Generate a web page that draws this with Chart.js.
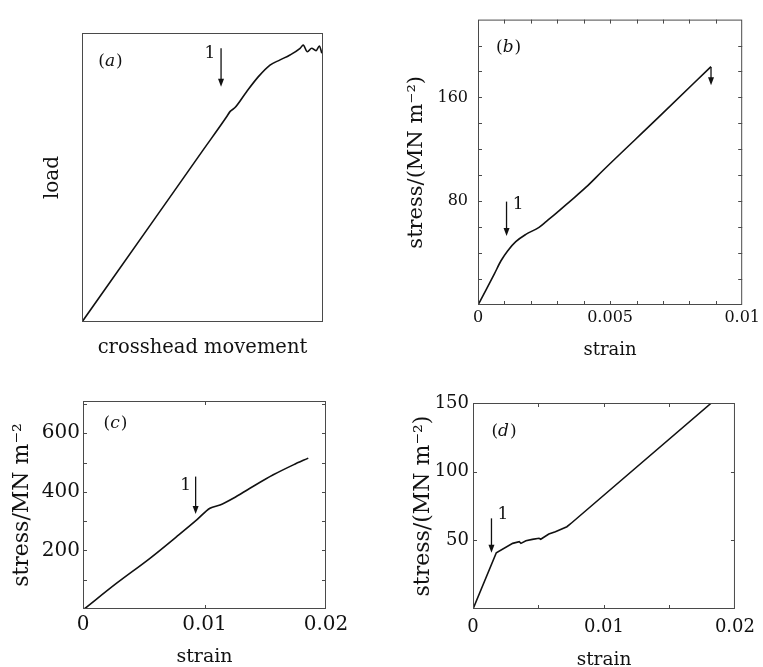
<!DOCTYPE html>
<html>
<head>
<meta charset="utf-8">
<script src="https://cdn.jsdelivr.net/npm/chart.js@4.4.1/dist/chart.umd.min.js"></script>
<style>
  html, body { margin: 0; padding: 0; background: #fff; overflow: hidden; }
  #wrap { position: relative; width: 763px; height: 667px; }
  canvas { position: absolute; }
</style>
</head>
<body>
<div id="wrap">
  <canvas id="chartA" width="381" height="370" style="left:0;top:0"></canvas>
  <canvas id="chartB" width="382" height="370" style="left:381px;top:0"></canvas>
  <canvas id="chartC" width="381" height="310" style="left:0;top:370px"></canvas>
  <canvas id="chartD" width="382" height="310" style="left:381px;top:370px"></canvas>
</div>
<script>
// (a) load vs crosshead movement, no scale (normalised 0..1)
const moveA = [0, 0.3, 0.5, 0.600, 0.614, 0.635, 0.683, 0.732, 0.780, 0.822, 0.863, 0.905, 0.918, 0.935, 0.953, 0.971, 0.985, 0.995];
const loadA = [0, 0.355, 0.592, 0.710, 0.728, 0.742, 0.797, 0.849, 0.889, 0.907, 0.924, 0.947, 0.958, 0.935, 0.947, 0.939, 0.955, 0.930];

// (b)
const strainB = [0, 0.0003, 0.00062, 0.00087, 0.00112, 0.00143, 0.00181, 0.00231, 0.00259, 0.00292, 0.00347, 0.0041, 0.00473, 0.0068, 0.00882];
const stressB = [0, 11.4, 24, 34.1, 41.7, 48.8, 54.4, 59.9, 64.5, 70, 79.7, 91, 103.7, 144, 183.8];
const xLabelsB = [0, 0.005, 0.01];
const yLabelsB = [80, 160];
const xTicksB = [0.001, 0.002, 0.003, 0.004, 0.005, 0.006, 0.007, 0.008, 0.009];
const yTicksB = [20, 40, 60, 80, 100, 120, 140, 160, 180, 200];

// (c)
const strainC = [0.0001, 0.00277, 0.00551, 0.00771, 0.00936, 0.01045, 0.01128, 0.01237, 0.01374, 0.01566, 0.01731, 0.01854];
const stressC = [0, 88, 173, 247, 304, 344, 355, 378, 412, 458, 492, 515];
const xLabelsC = [0, 0.01, 0.02];
const yLabelsC = [200, 400, 600];
const xTicksC = [0.01];
const yTicksC = [100, 200, 300, 400, 500, 600, 700];

// (d)
const strainD = [0, 0.00178, 0.00303, 0.00353, 0.00366, 0.00404, 0.00453, 0.00504, 0.00517, 0.00579, 0.00629, 0.00717, 0.00754, 0.0182];
const stressD = [0, 41, 47.8, 49, 47.8, 49.7, 50.7, 51.5, 50.8, 54.6, 56.3, 59.9, 62.8, 150];
const xLabelsD = [0, 0.01, 0.02];
const yLabelsD = [50, 100, 150];
const xTicksD = [0.005, 0.01, 0.015];
const yTicksD = [50, 100];

const INK = '#111';
const SERIF = '"DejaVu Serif", "Liberation Serif", serif';

// box, inward ticks, panel letter and arrows
const framePlugin = {
  id: 'frame',
  afterDatasetsDraw(chart, args, opts) {
    const { ctx, chartArea: a } = chart;
    const x = chart.scales.x, y = chart.scales.y;
    ctx.save();
    ctx.strokeStyle = '#4a4a4a';
    ctx.lineWidth = 1;
    ctx.strokeRect(a.left + 0.5, a.top + 0.5, a.width - 1, a.height - 1);

    ctx.beginPath();
    for (const v of opts.xTicks || []) {
      const px = Math.round(x.getPixelForValue(v)) + 0.5;
      ctx.moveTo(px, a.bottom); ctx.lineTo(px, a.bottom - 4);
      ctx.moveTo(px, a.top); ctx.lineTo(px, a.top + 4);
    }
    for (const v of opts.yTicks || []) {
      const py = Math.round(y.getPixelForValue(v)) + 0.5;
      ctx.moveTo(a.left, py); ctx.lineTo(a.left + 4, py);
      ctx.moveTo(a.right, py); ctx.lineTo(a.right - 4, py);
    }
    ctx.stroke();

    // panel letter, e.g. (a) with italic letter
    const tag = opts.tag;
    if (tag) {
      const tx = x.getPixelForValue(tag.x), ty = y.getPixelForValue(tag.y);
      const up = '17px ' + SERIF, it = 'italic 17px ' + SERIF;
      ctx.font = up; const wp = ctx.measureText('(').width;
      ctx.font = it; const wl = ctx.measureText(tag.t).width;
      let sx = tx - (2 * wp + wl) / 2;
      ctx.fillStyle = INK;
      ctx.textBaseline = 'middle';
      ctx.textAlign = 'left';
      ctx.font = up; ctx.fillText('(', sx, ty);
      ctx.font = it; ctx.fillText(tag.t, sx + wp, ty);
      ctx.font = up; ctx.fillText(')', sx + wp + wl + 1, ty);
    }

    for (const ar of opts.arrows || []) {
      const px = x.getPixelForValue(ar.x);
      const p1 = y.getPixelForValue(ar.from), p2 = y.getPixelForValue(ar.to);
      const head = Math.min(8, (p2 - p1) * 0.45);
      ctx.strokeStyle = INK;
      ctx.lineWidth = 1.3;
      ctx.beginPath();
      ctx.moveTo(px, p1); ctx.lineTo(px, p2 - head + 1);
      ctx.stroke();
      ctx.fillStyle = INK;
      ctx.beginPath();
      ctx.moveTo(px - 3, p2 - head); ctx.lineTo(px + 3, p2 - head); ctx.lineTo(px, p2);
      ctx.closePath(); ctx.fill();
      if (ar.label) {
        ctx.font = '17px ' + SERIF;
        ctx.textAlign = 'center';
        ctx.textBaseline = 'middle';
        ctx.fillText(ar.label, x.getPixelForValue(ar.lx), y.getPixelForValue(ar.ly));
      }
    }
    ctx.restore();
  }
};

function makePanel(id, p) {
  return new Chart(document.getElementById(id), {
    type: 'scatter',
    data: {
      datasets: [{
        data: p.xs.map((v, i) => ({ x: v, y: p.ys[i] })),
        showLine: true,
        borderColor: INK,
        borderWidth: 1.6,
        pointRadius: 0,
        cubicInterpolationMode: p.smooth ? 'monotone' : 'default',
        tension: 0
      }]
    },
    options: {
      responsive: false,
      animation: false,
      devicePixelRatio: 1,
      layout: { padding: { left: 0, top: p.padTop, right: p.padRight, bottom: 0 } },
      plugins: {
        legend: { display: false },
        tooltip: { enabled: false },
        frame: { xTicks: p.xTicks, yTicks: p.yTicks, tag: p.tag, arrows: p.arrows }
      },
      scales: {
        x: {
          type: 'linear', min: p.xMin, max: p.xMax,
          grid: { display: false, drawTicks: false },
          border: { display: false },
          afterBuildTicks: s => { s.ticks = p.xLabels.map(v => ({ value: v })); },
          afterFit: s => { s.height = p.xHeight; },
          ticks: {
            display: p.xLabels.length > 0, padding: p.xTickPad, color: INK,
            font: { family: SERIF, size: p.tickSize }, maxRotation: 0, autoSkip: false,
            callback: v => String(v)
          },
          title: {
            display: true, text: p.xTitle, color: INK,
            font: { family: SERIF, size: p.xTitleSize },
            padding: { top: 0, bottom: p.xTitlePad }
          }
        },
        y: {
          type: 'linear', min: p.yMin, max: p.yMax,
          grid: { display: false, drawTicks: false },
          border: { display: false },
          afterBuildTicks: s => { s.ticks = p.yLabels.map(v => ({ value: v })); },
          afterFit: s => { s.width = p.yWidth; },
          ticks: {
            display: p.yLabels.length > 0, padding: p.yTickPad, color: INK,
            font: { family: SERIF, size: p.tickSize }, autoSkip: false,
            callback: v => String(v)
          },
          title: {
            display: true, text: p.yTitle, color: INK,
            font: { family: SERIF, size: p.yTitleSize },
            padding: { top: p.yTitlePad, bottom: 0 }
          }
        }
      }
    },
    plugins: [framePlugin]
  });
}

makePanel('chartA', {
  xs: moveA, ys: loadA, smooth: true,
  xMin: 0, xMax: 1, yMin: 0, yMax: 1,
  xLabels: [], yLabels: [], xTicks: [], yTicks: [],
  padTop: 33, padRight: 58, yWidth: 82, xHeight: 48,
  tickSize: 16, xTickPad: 0, yTickPad: 0,
  xTitle: 'crosshead movement', xTitleSize: 19.5, xTitlePad: 10,
  yTitle: 'load', yTitleSize: 20, yTitlePad: 41,
  tag: { t: 'a', x: 0.116, y: 0.902 },
  arrows: [{ x: 0.577, from: 0.947, to: 0.814, label: '1', lx: 0.531, ly: 0.93 }]
});

makePanel('chartB', {
  xs: strainB, ys: stressB, smooth: true,
  xMin: 0, xMax: 0.01, yMin: 0, yMax: 220,
  xLabels: xLabelsB, yLabels: yLabelsB, xTicks: xTicksB, yTicks: yTicksB,
  padTop: 15, padRight: 20, yWidth: 97, xHeight: 65,
  tickSize: 16, xTickPad: 3, yTickPad: 10,
  xTitle: 'strain', xTitleSize: 18, xTitlePad: 9,
  yTitle: 'stress/(MN m⁻²)', yTitleSize: 21, yTitlePad: 23,
  tag: { t: 'b', x: 0.00114, y: 198.5 },
  arrows: [
    { x: 0.00108, from: 79.7, to: 53.1, label: '1', lx: 0.00152, ly: 77.2 },
    { x: 0.00882, from: 183.4, to: 169.4 }
  ]
});

makePanel('chartC', {
  xs: strainC, ys: stressC, smooth: true,
  xMin: 0, xMax: 0.02, yMin: 0, yMax: 710,
  xLabels: xLabelsC, yLabels: yLabelsC, xTicks: xTicksC, yTicks: yTicksC,
  padTop: 31, padRight: 55, yWidth: 83, xHeight: 71,
  tickSize: 20, xTickPad: 4, yTickPad: 3,
  xTitle: 'strain', xTitleSize: 19, xTitlePad: 11.6,
  yTitle: 'stress/MN m⁻²', yTitleSize: 22, yTitlePad: 9,
  tag: { t: 'c', x: 0.00263, y: 634 },
  arrows: [{ x: 0.00927, from: 452, to: 324, label: '1', lx: 0.00845, ly: 423 }]
});

makePanel('chartD', {
  xs: strainD, ys: stressD, smooth: false,
  xMin: 0, xMax: 0.02, yMin: 0, yMax: 150,
  xLabels: xLabelsD, yLabels: yLabelsD, xTicks: xTicksD, yTicks: yTicksD,
  padTop: 33, padRight: 24, yWidth: 92, xHeight: 71,
  tickSize: 18, xTickPad: 8, yTickPad: 4,
  xTitle: 'strain', xTitleSize: 18.5, xTitlePad: 9,
  yTitle: 'stress/(MN m⁻²)', yTitleSize: 22, yTitlePad: 29,
  tag: { t: 'd', x: 0.00233, y: 129 },
  arrows: [{ x: 0.00141, from: 66, to: 41, label: '1', lx: 0.00228, ly: 68.4 }]
});
</script>
</body>
</html>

**DIRECTIONS FOR THIS TASK**
Copy nothing but the lines from the top of the material through the line holding "0.939, 0.955, 0.930];", exactly as written; omit pictures.

**RESPONSE FOR THIS EXERCISE**
Generate a web page that draws this with Chart.js.
<!DOCTYPE html>
<html>
<head>
<meta charset="utf-8">
<script src="https://cdn.jsdelivr.net/npm/chart.js@4.4.1/dist/chart.umd.min.js"></script>
<style>
  html, body { margin: 0; padding: 0; background: #fff; overflow: hidden; }
  #wrap { position: relative; width: 763px; height: 667px; }
  canvas { position: absolute; }
</style>
</head>
<body>
<div id="wrap">
  <canvas id="chartA" width="381" height="370" style="left:0;top:0"></canvas>
  <canvas id="chartB" width="382" height="370" style="left:381px;top:0"></canvas>
  <canvas id="chartC" width="381" height="310" style="left:0;top:370px"></canvas>
  <canvas id="chartD" width="382" height="310" style="left:381px;top:370px"></canvas>
</div>
<script>
// (a) load vs crosshead movement, no scale (normalised 0..1)
const moveA = [0, 0.3, 0.5, 0.600, 0.614, 0.635, 0.683, 0.732, 0.780, 0.822, 0.863, 0.905, 0.918, 0.935, 0.953, 0.971, 0.985, 0.995];
const loadA = [0, 0.355, 0.592, 0.710, 0.728, 0.742, 0.797, 0.849, 0.889, 0.907, 0.924, 0.947, 0.958, 0.935, 0.947, 0.939, 0.955, 0.930];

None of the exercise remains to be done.